There is one caveat, and it’s the gulf that has opened up between the top two English clubs, Exeter Chiefs and Saracens, and the rest. Heading into this weekend they were no fewer than ten points clear of their nearest rivals.
If they can maintain that form then, come the later pool games and the knock-out stages, they might just be able to ‘go Irish’ and rest a few players for Premiership matches, something that would help them greatly in Europe.
So, you’re sitting in an interminable disciplinary hearing and to relieve the boredom you take to Twitter. Maybe it was a comment from a fan on a forum, or an email you received, so you post ‘What a joke’: what could possibly be wrong with that?
Nothing, but if the disciplinary panel decided that your comment referred to what they were doing, then that would be both disrespectful and daft.
We don’t know why the panel decided they couldn’t resolve the Nathan Hughes’ hearing that evening, but there is speculation his Tweet was taken as referring to what was going on, and they took a dim view of it.
The wider point is that this is yet another unsatisfactory disciplinary matter that shows rugby in a bad light. Players sometimes get punished if they’ve done something that reflects badly on the game, but a panel dithering for hours looks plain incompetent. I’m sure they would argue that with lawyers present this is a quasi-legal process and needs proper consideration, but it has left many wondering whether the panel members are paid by the hour!

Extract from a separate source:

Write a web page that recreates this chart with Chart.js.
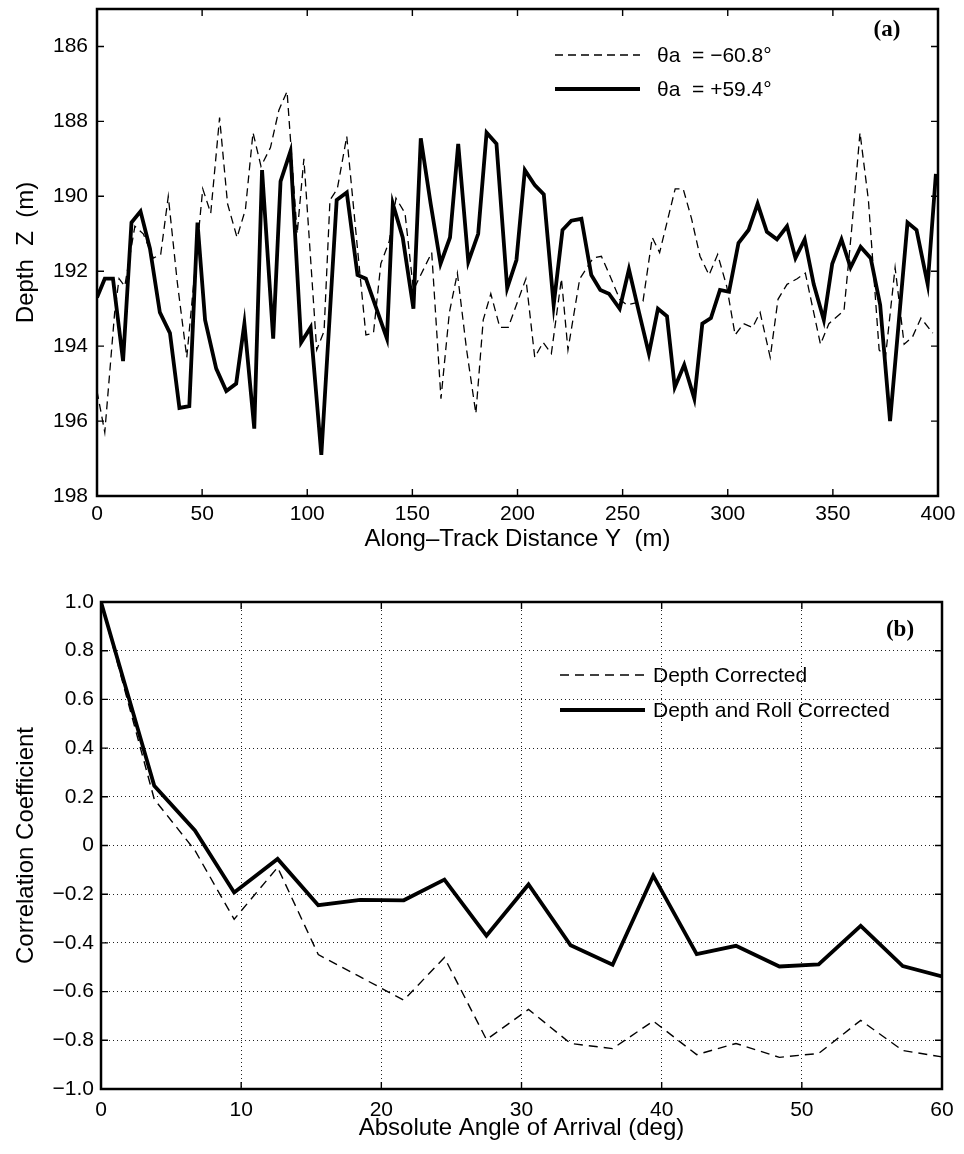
<!DOCTYPE html>
<html><head><meta charset="utf-8">
<script src="https://cdn.jsdelivr.net/npm/chart.js@4.4.0/dist/chart.umd.min.js"></script>
<style>
html,body{margin:0;padding:0;background:#fff;}
#wrap{position:relative;width:964px;height:1154px;background:#fff;}
.box{position:absolute;left:0;width:964px;}
</style></head><body>
<div id="wrap">
<div class="box" style="top:0;height:560px"><canvas id="c1" width="964" height="560"></canvas></div>
<div class="box" style="top:560px;height:594px"><canvas id="c2" width="964" height="594"></canvas></div>
</div>
<script>
// ---- Panel (a) data ----
const posDist = [0,3.7,7.6,12.4,16.4,20.7,25.2,29.9,34.7,39.2,43.9,47.8,51.4,56.7,61.5,66.2,70.1,74.8,78.5,83.8,87.3,92.0,97.1,101.6,106.7,114.0,118.8,123.9,127.9,137.9,140.7,145.4,150.5,154.0,158.7,163.4,167.9,171.8,176.6,181.3,185.3,190.0,195.1,199.5,203.5,208.2,212.5,217.2,221.4,225.6,230.4,235.1,239.4,243.5,248.6,253.0,257.8,262.5,266.8,271.1,274.8,279.3,284.1,287.9,292.0,296.3,300.6,305.1,309.9,314.2,318.6,323.4,328.2,332.2,336.6,340.9,345.7,349.7,354.1,358.4,363.2,368.0,372.5,377.2,385.5,389.8,395.1,399.0];
const posDepth = [192.7,192.2,192.2,194.4,190.7,190.4,191.4,193.1,193.65,195.65,195.6,190.7,193.3,194.6,195.2,195.0,193.4,196.2,189.3,193.8,189.6,188.8,193.9,193.5,196.9,190.1,189.9,192.1,192.2,193.8,190.2,191.1,193.0,188.45,190.2,191.8,191.1,188.6,191.75,191.0,188.3,188.6,192.45,191.7,189.3,189.7,189.95,192.9,190.9,190.65,190.6,192.1,192.5,192.6,193.0,191.95,193.1,194.2,193.0,193.2,195.1,194.5,195.4,193.4,193.25,192.5,192.55,191.25,190.9,190.2,190.95,191.15,190.8,191.65,191.15,192.35,193.3,191.8,191.15,191.9,191.35,191.65,192.9,196.0,190.7,190.9,192.35,189.4];
const negDist = [0,3.7,8.4,10.5,13.2,18.0,22.0,26.8,30.3,33.9,38.2,42.7,46.2,50.3,54.1,58.3,62.1,66.6,70.6,74.2,78.0,82.5,86.5,90.4,95.2,98.4,104.5,108.0,110.8,114.3,118.8,123.9,127.9,131.5,135.0,139.0,142.2,146.5,150.5,159.2,163.6,167.6,171.4,175.8,180.2,183.7,187.3,191.6,195.6,204.0,208.2,212.2,216.1,220.9,224.0,229.6,236.0,239.9,243.8,248.6,252.0,259.7,264.1,267.6,275.0,278.8,282.8,286.8,291.1,295.2,299.5,303.5,307.5,311.8,315.4,320.2,323.9,328.2,333.0,336.9,344.1,348.1,355.3,358.9,362.9,366.9,372.0,375.0,379.6,383.9,387.9,391.9,397.5];
const negDepth = [195.2,196.3,193.1,192.2,192.4,190.8,191.0,191.65,191.55,190.0,192.3,194.3,192.2,189.8,190.45,187.9,190.2,191.1,190.35,188.3,189.2,188.7,187.7,187.2,191.0,189.0,194.1,193.6,190.1,189.8,188.4,191.4,193.7,193.65,191.8,191.2,190.05,190.45,192.5,191.5,195.4,193.1,192.05,194.1,195.8,193.3,192.6,193.5,193.5,192.2,194.3,193.9,194.2,192.2,194.1,192.2,191.65,191.6,192.1,192.75,192.9,192.8,191.1,191.5,189.8,189.8,190.6,191.6,192.1,191.55,192.4,193.7,193.4,193.5,193.1,194.3,192.75,192.35,192.2,192.05,193.95,193.4,193.05,190.9,188.3,190.1,194.1,194.3,191.9,193.95,193.75,193.25,193.65];
const distTicks = [0,50,100,150,200,250,300,350,400];
const depthTicks = [186,188,190,192,194,196,198];
const legendA = ['\u03B8a  = \u221260.8\u00B0', '\u03B8a  = +59.4\u00B0'];

// ---- Panel (b) data ----
const angles = [0,3.8,6.7,9.5,12.6,15.5,18.5,21.6,24.5,27.5,30.5,33.5,36.5,39.4,42.5,45.3,48.4,51.2,54.2,57.2,60];
const corrDepth = [1.0,0.19,-0.02,-0.303,-0.09,-0.448,-0.54,-0.635,-0.46,-0.797,-0.673,-0.813,-0.834,-0.721,-0.859,-0.813,-0.87,-0.854,-0.718,-0.842,-0.868];
const corrDepthRoll = [1.0,0.245,0.062,-0.193,-0.055,-0.245,-0.223,-0.225,-0.14,-0.37,-0.16,-0.41,-0.49,-0.124,-0.446,-0.412,-0.497,-0.488,-0.33,-0.495,-0.538];
const angleTicks = [0,10,20,30,40,50,60];
const corrTicks = [-1.0,-0.8,-0.6,-0.4,-0.2,0,0.2,0.4,0.6,0.8,1.0];
const legendB = ['Depth Corrected', 'Depth and Roll Corrected'];

const SANS = '"Liberation Sans", Arial, Helvetica, sans-serif';
Chart.defaults.font.family = SANS;
Chart.defaults.color = '#000';

function pts(xs, ys){ return xs.map((x,i)=>({x:x, y:ys[i]})); }

function decor(cfg){
  return {
    id: 'decor',
    afterDraw(chart){
      const {ctx, chartArea:a, scales} = chart;
      const xs = scales.x, ys = scales.y, L = 7;
      ctx.save();
      ctx.setLineDash([]);
      ctx.strokeStyle = '#000';
      ctx.lineWidth = 1.4;
      ctx.beginPath();
      xs.ticks.forEach(t=>{ const p = xs.getPixelForValue(t.value);
        ctx.moveTo(p, a.bottom); ctx.lineTo(p, a.bottom - L);
        ctx.moveTo(p, a.top); ctx.lineTo(p, a.top + L); });
      ys.ticks.forEach(t=>{ const p = ys.getPixelForValue(t.value);
        ctx.moveTo(a.left, p); ctx.lineTo(a.left + L, p);
        ctx.moveTo(a.right, p); ctx.lineTo(a.right - L, p); });
      ctx.stroke();
      ctx.lineWidth = 2.5;
      ctx.strokeRect(a.left, a.top, a.right - a.left, a.bottom - a.top);
      // panel tag
      ctx.fillStyle = '#000';
      ctx.font = 'bold 23px "Liberation Serif", "Times New Roman", serif';
      ctx.textAlign = 'center'; ctx.textBaseline = 'middle';
      ctx.fillText(cfg.tag, cfg.tagX, cfg.tagY);
      // legend
      ctx.font = '21px ' + SANS;
      ctx.textAlign = 'left';
      cfg.legend.forEach((it)=>{
        ctx.beginPath();
        ctx.lineWidth = it.w; ctx.setLineDash(it.dash);
        ctx.moveTo(cfg.lx0, it.y); ctx.lineTo(cfg.lx1, it.y); ctx.stroke();
        ctx.setLineDash([]);
        ctx.fillText(it.text, cfg.tx, it.y + 1);
      });
      ctx.restore();
    }
  };
}

function fixTicks(arr){ return function(scale){ scale.ticks = arr.map(v=>({value:v})); }; }
function fitX(h){ return s=>{ s.height = h; s.paddingLeft = 0; s.paddingRight = 0; }; }
function fitY(w){ return s=>{ s.width = w; s.paddingTop = 0; s.paddingBottom = 0; }; }

// ---- Chart (a) ----
new Chart(document.getElementById('c1'), {
  type: 'line',
  data: { datasets: [
    { label: legendA[0], data: pts(negDist, negDepth), borderColor:'#000', borderWidth:1.3, borderDash:[8,5], pointRadius:0, fill:false, tension:0 },
    { label: legendA[1], data: pts(posDist, posDepth), borderColor:'#000', borderWidth:3.8, pointRadius:0, fill:false, tension:0, borderJoinStyle:'miter' }
  ]},
  options: {
    responsive:false, animation:false, devicePixelRatio:1,
    layout: { padding: { left:0, right:26, top:9, bottom:0 } },
    plugins: { legend:{display:false}, tooltip:{enabled:false} },
    scales: {
      x: { type:'linear', min:0, max:400,
        afterBuildTicks: fixTicks(distTicks),
        afterFit: fitX(64),
        grid:{ display:false, drawTicks:false }, border:{display:false},
        ticks:{ font:{size:21}, padding:6, maxRotation:0, autoSkip:false },
        title:{ display:true, text:'Along\u2013Track Distance Y  (m)', font:{size:24}, padding:{top:0,bottom:6} } },
      y: { type:'linear', min:185, max:198, reverse:true,
        afterBuildTicks: fixTicks(depthTicks),
        afterFit: fitY(97),
        grid:{ display:false, drawTicks:false }, border:{display:false},
        ticks:{ font:{size:21}, padding:9, autoSkip:false },
        title:{ display:true, text:'Depth  Z  (m)', font:{size:24}, padding:{top:12,bottom:0} } }
    }
  },
  plugins: [decor({ tag:'(a)', tagX:887, tagY:30, lx0:555, lx1:640, tx:657,
    legend:[ {text:legendA[0], y:55, w:1.3, dash:[8,5]}, {text:legendA[1], y:89, w:3.8, dash:[]} ] })]
});

// ---- Chart (b) ----
new Chart(document.getElementById('c2'), {
  type: 'line',
  data: { datasets: [
    { label: legendB[0], data: pts(angles, corrDepth), borderColor:'#000', borderWidth:1.4, borderDash:[9,6], pointRadius:0, fill:false, tension:0 },
    { label: legendB[1], data: pts(angles, corrDepthRoll), borderColor:'#000', borderWidth:3.8, pointRadius:0, fill:false, tension:0 }
  ]},
  options: {
    responsive:false, animation:false, devicePixelRatio:1,
    layout: { padding: { left:0, right:22, top:42, bottom:0 } },
    plugins: { legend:{display:false}, tooltip:{enabled:false} },
    scales: {
      x: { type:'linear', min:0, max:60,
        afterBuildTicks: fixTicks(angleTicks),
        afterFit: fitX(65),
        grid:{ display:true, drawTicks:false, color:'#222', lineWidth:1 },
        border:{ display:false, dash:[1,3] },
        ticks:{ font:{size:21}, padding:9, maxRotation:0, autoSkip:false },
        title:{ display:true, text:'Absolute Angle of Arrival (deg)', font:{size:24}, padding:{top:0,bottom:11} } },
      y: { type:'linear', min:-1, max:1,
        afterBuildTicks: fixTicks(corrTicks),
        afterFit: fitY(101),
        grid:{ display:true, drawTicks:false, color:'#222', lineWidth:1 },
        border:{ display:false, dash:[1,3] },
        ticks:{ font:{size:21}, padding:7, autoSkip:false,
          callback: v => { const r = Math.round(v*10)/10; if (r === 0) return '0'; return (r<0?'\u2212':'') + Math.abs(r).toFixed(1); } },
        title:{ display:true, text:'Correlation Coefficient', font:{size:24}, padding:{top:12,bottom:0} } }
    }
  },
  plugins: [decor({ tag:'(b)', tagX:900, tagY:70, lx0:560, lx1:645, tx:653,
    legend:[ {text:legendB[0], y:115, w:1.4, dash:[9,6]}, {text:legendB[1], y:150, w:3.8, dash:[]} ] })]
});
</script>
</body></html>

At one time if a hearing was scheduled for 18:30 you’d expect to hear something a couple of hours later, but they now seem to go on forever.
You’d be hard pressed to find anyone who thinks that rugby’s disciplinary processes work well, and that’s got to be a worry.
The Challenge Cup has always seemed like the losers’ cup to me. It’s where your club ends up if they aren’t good enough to play with the big boys, and this year the gulf is set to grow even wider. BT Sports are showing all ten Champions Cup pool games each weekend, which means the Challenge Cup has been squeezed out of the schedules.
With some big names such as Harlequins, Northampton Saints, Ospreys, Clermont, and Stade Francais relegated to the second tier, there will be a lot of fans desperately scouring the internet to find some way of watching their club’s matches.